Along those lines, 70% of legal ops pros believe generative AI will lower their in-house departments’ legal spend, according to the Law Department Operations Survey from Blickstein Group and Deloitte.
Roughly one-fourth of the surveyed operations professionals said their law departments already have generative AI-powered tools and plan to update them, while another 36% said they do not have those tools but plan to add them.
The tasks law departments report sometimes using generative AI to complete include document management (23.1%), e-billing (21.2%), pre-execution contract management (17.3%), document/contract assembly (15.4%) and matter management (15.4%).
The only task for which the ops pro reported always using generative AI was pre-execution contract management at 1.9%.
The in-house legal use of generative AI is beginning to grow as legal ops pros and other colleagues work to become more comfortable using the emerging technology.
A combined 18.6% of legal ops pros said they were either very or somewhat comfortable using generative AI.
On the other hand, 25.9% of ops pros reported being somewhat uncomfortable using the technology and 11.1% said they are very uncomfortable.

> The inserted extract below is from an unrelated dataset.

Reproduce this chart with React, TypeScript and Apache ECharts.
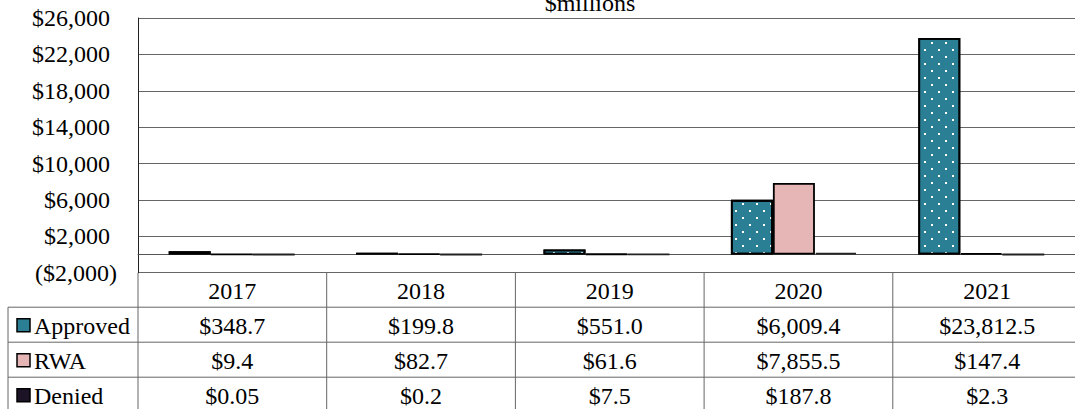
import React, { useEffect, useRef } from "react";
import * as echarts from "echarts";

const years = ["2017", "2018", "2019", "2020", "2021"];
const approved = [348.7, 199.8, 551.0, 6009.4, 23812.5];
const rwa = [9.4, 82.7, 61.6, 7855.5, 147.4];
const denied = [0.05, 0.2, 7.5, 187.8, 2.3];
const seriesNames = ["Approved", "RWA", "Denied"];
const yMin = -2000;
const yMax = 26000;
const yStep = 4000;

const FONT = "Times New Roman, Liberation Serif, serif";
const TEAL = "#2b7f95";
const PINK = "#e6b6b6";
const DARK = "#1c1326";

const nf = new Intl.NumberFormat("en-US", { minimumFractionDigits: 1, maximumFractionDigits: 2 });
const money = (v: number) => "$" + nf.format(v);
const axisFmt = new Intl.NumberFormat("en-US", { maximumFractionDigits: 0 });

export default function App() {
  const ref = useRef<HTMLDivElement>(null);
  useEffect(() => {
    if (!ref.current) return;
    const chart = echarts.init(ref.current, undefined, { renderer: "svg" });
    const L = 138, T = 18, W = 943.5, H = 254.7;
    const B = T + H;
    const colW = W / years.length;
    const headerB = 307.2;
    const rowH = 35;
    const rowTops = [headerB, headerB + rowH, headerB + 2 * rowH];
    const tableBottom = headerB + 3 * rowH;
    const lineColor = "#666";
    const fs = 24;
    const txt = (text: string, x: number, y: number, align: string, size = fs) => ({
      type: "text", x, y,
      style: { text, fontFamily: FONT, fontSize: size, fill: "#000", align, verticalAlign: "middle" },
    });

    const graphics: any[] = [];
    graphics.push(txt("$millions", 590, 3, "center"));
    rowTops.forEach((y) => {
      graphics.push({ type: "line", shape: { x1: 8, y1: y, x2: L + W, y2: y }, style: { stroke: lineColor, lineWidth: 1 } });
    });
    graphics.push({ type: "line", shape: { x1: 8, y1: tableBottom, x2: L + W, y2: tableBottom }, style: { stroke: lineColor, lineWidth: 1 } });
    graphics.push({ type: "line", shape: { x1: 8, y1: headerB, x2: 8, y2: tableBottom }, style: { stroke: lineColor, lineWidth: 1 } });
    for (let i = 0; i <= years.length; i++) {
      const x = L + i * colW;
      graphics.push({ type: "line", shape: { x1: x, y1: B, x2: x, y2: tableBottom }, style: { stroke: lineColor, lineWidth: 1 } });
    }
    years.forEach((yr, i) => {
      graphics.push(txt(yr, L + (i + 0.5) * colW, (B + headerB) / 2 + 1, "center"));
    });
    const rows = [approved, rwa, denied];
    const keyColors = [TEAL, PINK, DARK];
    rows.forEach((vals, r) => {
      const cy = rowTops[r] + rowH / 2 + 1;
      graphics.push({
        type: "rect", shape: { x: 17, y: cy - 7, width: 13, height: 13 },
        style: { fill: keyColors[r], stroke: "#000", lineWidth: 1.5 },
      });
      graphics.push(txt(seriesNames[r], 34, cy, "left"));
      vals.forEach((v, i) => {
        graphics.push(txt(money(v), L + (i + 0.5) * colW, cy, "center"));
      });
    });

    const barBase = { type: "bar", barWidth: 42, barGap: "0%" };
    chart.setOption({
      animation: false,
      textStyle: { fontFamily: FONT },
      grid: { left: L, top: T, width: W, height: H, containLabel: false },
      xAxis: {
        type: "category",
        data: years,
        axisLine: { show: true, onZero: true, lineStyle: { color: "#555", width: 1 } },
        axisTick: { show: false },
        axisLabel: { show: false },
        splitLine: { show: false },
      },
      yAxis: {
        type: "value",
        min: yMin,
        max: yMax,
        interval: yStep,
        axisLine: { show: true, lineStyle: { color: "#222", width: 1 } },
        axisTick: { show: false },
        splitLine: { show: true, lineStyle: { color: "#666", width: 1 } },
        axisLabel: {
          margin: 21,
          fontFamily: FONT,
          fontSize: fs,
          color: "#000",
          formatter: (v: number) =>
            v < 0 ? `{n|($${axisFmt.format(-v)})}` : `{n|$${axisFmt.format(v)}}{p| }`,
          rich: {
            n: { fontFamily: FONT, fontSize: fs, color: "#000" },
            p: { fontFamily: FONT, fontSize: fs, width: 7 },
          },
        },
      },
      series: [
        {
          ...barBase,
          name: seriesNames[0],
          data: approved,
          itemStyle: {
            color: TEAL,
            borderColor: "#000",
            borderWidth: 1.8,
            decal: {
              symbol: "rect",
              symbolSize: 1,
              color: "#ffffff",
              dashArrayX: [[2, 12], [0, 7, 2, 5]],
              dashArrayY: [2, 5],
              rotation: 0,
            },
          },
        },
        {
          ...barBase,
          name: seriesNames[1],
          data: rwa,
          itemStyle: { color: PINK, borderColor: "#000", borderWidth: 1.8 },
        },
        {
          ...barBase,
          name: seriesNames[2],
          data: denied,
          itemStyle: { color: DARK, borderColor: "#222", borderWidth: 1.8 },
        },
      ],
      graphic: graphics,
    });
    return () => chart.dispose();
  }, []);
  return (
    <div
      ref={ref}
      style={{ position: "absolute", left: 0, top: 0, width: 1075, height: 409, background: "#fff" }}
    />
  );
}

“While there are valid reasons to be trepidatious, generative AI offers a promise that’s familiar to those who have spent any time exploring the vast field of legal technology offerings: better results in less time with a lower price tag,” the report said.
Expectations of law firms
Meanwhile, nearly two-thirds (63%) of legal ops pros said they encourage their outside law firms to use generative AI, the report found.
An even higher percentage, 68.2%, said they believed the value of legal services provided by law firms would improve if generative AI/large language models are incorporated into their service delivery models.
Additionally, 54.5% of legal ops pros said they agreed that for work augmented by generative AI, law firms will increase their use of alternative fee arrangements and modified billing.
“Generative AI may give law firms the ability to complete a higher volume of work faster, but they will only benefit if they, with the help of their clients, finally get serious about alternative fee arrangements,” the ops report said.
On the other end of the spectrum, 28% of legal ops pros said they discourage their law firms from using generative AI and 10% said they outright forbid its use.